Here, to close out our week, we have a very unusual card, and maker.
Now a few people think that the name on the card, as we say it, is incorrect, and that it really stands for a Mr. Franck, who ground, or milled ("muhlen") the coffee that he sold.
I have had a very quick follow of that lead and this could well be the case, except that Mr. Franck seems to be Croatian, and, intriguingly, to be the first person that thought of turning chicory into a substitute for coffee. His company started in 1828 as Heinrich Franck Sohne G.m.b.H., and the website contains a pictorial archive. Only problem is that it does not mention a branch in Germany - but it does show an Austrian one, which opened in 1879. And it is quite possible that this is the one which issued these cards.
Now when the Olympic Games came to Berlin, several sets were issued, but these were mostly with tobacco products, it is scarcer to find trade cards.
Also this very card is important to our theme, because the 1936 Olympics was the first year that had basketball as a medal sport, though it had been a demonstration sport as early as 1904, in St.

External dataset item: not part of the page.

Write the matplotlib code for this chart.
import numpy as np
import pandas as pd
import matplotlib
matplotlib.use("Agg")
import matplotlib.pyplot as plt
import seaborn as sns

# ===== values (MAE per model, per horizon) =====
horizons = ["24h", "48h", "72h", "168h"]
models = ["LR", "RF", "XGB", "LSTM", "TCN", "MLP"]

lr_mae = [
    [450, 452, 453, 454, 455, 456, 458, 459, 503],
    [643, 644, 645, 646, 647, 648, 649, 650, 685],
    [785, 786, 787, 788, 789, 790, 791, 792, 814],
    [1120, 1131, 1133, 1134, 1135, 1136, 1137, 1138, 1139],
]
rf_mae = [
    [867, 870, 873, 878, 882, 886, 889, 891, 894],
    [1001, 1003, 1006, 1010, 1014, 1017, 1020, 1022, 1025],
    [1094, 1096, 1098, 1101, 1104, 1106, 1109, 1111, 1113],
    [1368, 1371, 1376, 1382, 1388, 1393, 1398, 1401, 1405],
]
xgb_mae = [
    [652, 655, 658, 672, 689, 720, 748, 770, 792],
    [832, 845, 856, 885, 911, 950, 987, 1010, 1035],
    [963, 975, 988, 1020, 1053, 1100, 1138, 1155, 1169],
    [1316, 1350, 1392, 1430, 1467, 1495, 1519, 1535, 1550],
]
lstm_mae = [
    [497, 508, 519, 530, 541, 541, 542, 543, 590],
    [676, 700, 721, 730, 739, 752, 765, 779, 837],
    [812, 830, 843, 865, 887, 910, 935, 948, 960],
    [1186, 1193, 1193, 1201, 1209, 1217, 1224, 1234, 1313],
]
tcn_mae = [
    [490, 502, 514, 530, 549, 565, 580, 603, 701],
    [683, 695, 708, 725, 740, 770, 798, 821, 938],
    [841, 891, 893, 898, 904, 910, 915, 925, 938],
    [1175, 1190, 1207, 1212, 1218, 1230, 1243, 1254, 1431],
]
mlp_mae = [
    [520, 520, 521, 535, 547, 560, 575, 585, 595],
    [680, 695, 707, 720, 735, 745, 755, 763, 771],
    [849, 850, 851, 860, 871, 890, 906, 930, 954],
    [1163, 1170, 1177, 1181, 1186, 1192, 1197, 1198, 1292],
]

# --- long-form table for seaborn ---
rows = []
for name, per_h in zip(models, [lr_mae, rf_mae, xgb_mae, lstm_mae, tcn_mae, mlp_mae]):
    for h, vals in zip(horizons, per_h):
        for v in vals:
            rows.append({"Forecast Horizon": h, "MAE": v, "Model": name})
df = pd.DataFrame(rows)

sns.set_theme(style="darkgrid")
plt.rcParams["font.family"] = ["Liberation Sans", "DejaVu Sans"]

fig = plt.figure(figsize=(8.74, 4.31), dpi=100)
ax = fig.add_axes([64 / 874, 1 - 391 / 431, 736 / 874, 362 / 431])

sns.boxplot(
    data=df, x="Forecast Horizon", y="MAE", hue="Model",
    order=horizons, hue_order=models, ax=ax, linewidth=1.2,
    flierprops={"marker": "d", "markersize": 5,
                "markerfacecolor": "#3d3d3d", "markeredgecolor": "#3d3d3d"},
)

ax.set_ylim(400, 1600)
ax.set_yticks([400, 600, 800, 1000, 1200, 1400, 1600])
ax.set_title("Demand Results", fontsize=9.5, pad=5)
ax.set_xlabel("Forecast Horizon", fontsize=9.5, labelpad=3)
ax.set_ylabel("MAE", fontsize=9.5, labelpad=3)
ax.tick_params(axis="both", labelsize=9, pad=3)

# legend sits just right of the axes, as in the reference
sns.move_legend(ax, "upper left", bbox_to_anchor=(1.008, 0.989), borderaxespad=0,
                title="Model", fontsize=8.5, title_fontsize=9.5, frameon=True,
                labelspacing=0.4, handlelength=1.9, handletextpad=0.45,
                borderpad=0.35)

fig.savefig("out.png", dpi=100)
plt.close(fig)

Louis, USA - and also at the London Olympics in 1924. All the players were men though - women did not compete in Olympic basketball until 1976.

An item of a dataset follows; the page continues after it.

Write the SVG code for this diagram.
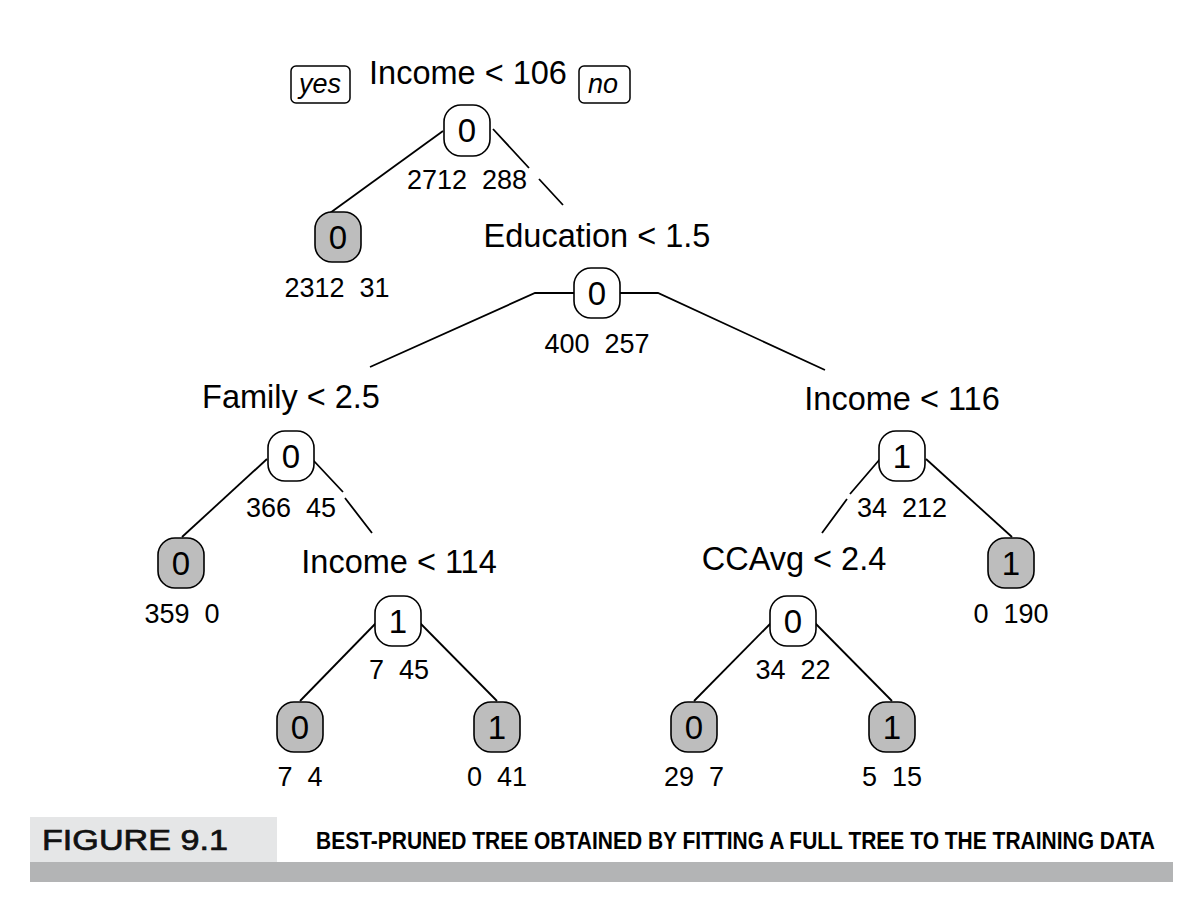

The image on this card shows the American team, who took the record for the most number of points scored in a game, fifty-six, in their first round, against the Phillippines. In the final they faced off against Canada, winning 19-8. They were also cheered on by none other than James Naismith, who awarded the medals too.
We know who the man scoring the goal is as well - he is the captain, Joe Fortenberry, a keen college player, and sought after, because he was almost seven feet tall. Now he played for two teams immediately after leaving college, both of whom have pretty amazing names. First was the Ogden Boosters, out in Utah, and then the McPherson Oilers, in Kansas. This is where he was playing when he got the nod for the Olympics.
He got eight of those final Olympic medal winning points too, despite the game being almost called off due to quite appalling weather, and playing conditions, the rain causing the clay court to turn to a river of mud.
After the Olympics he returned to America, and played right up to America`s entry into the Second World War, at which point he joined up to the Army Air Corps. After the war he settled down, selling petrol. And he died in 1993, aged eighty-two.
And, as a parting shot, he is also said to be the first ever player to successfully "slam dunk" a ball more or less every time - some of the other claimants for that honour only getting theirs infrequently, by luck. For the non-basketball fans amongst our readers, this term means that you leap in the air and push the ball through the net with both your hands. But hopefully after this week you will be a bit of a basketball fan too, or at least a little more learned about its great past and thrilling future.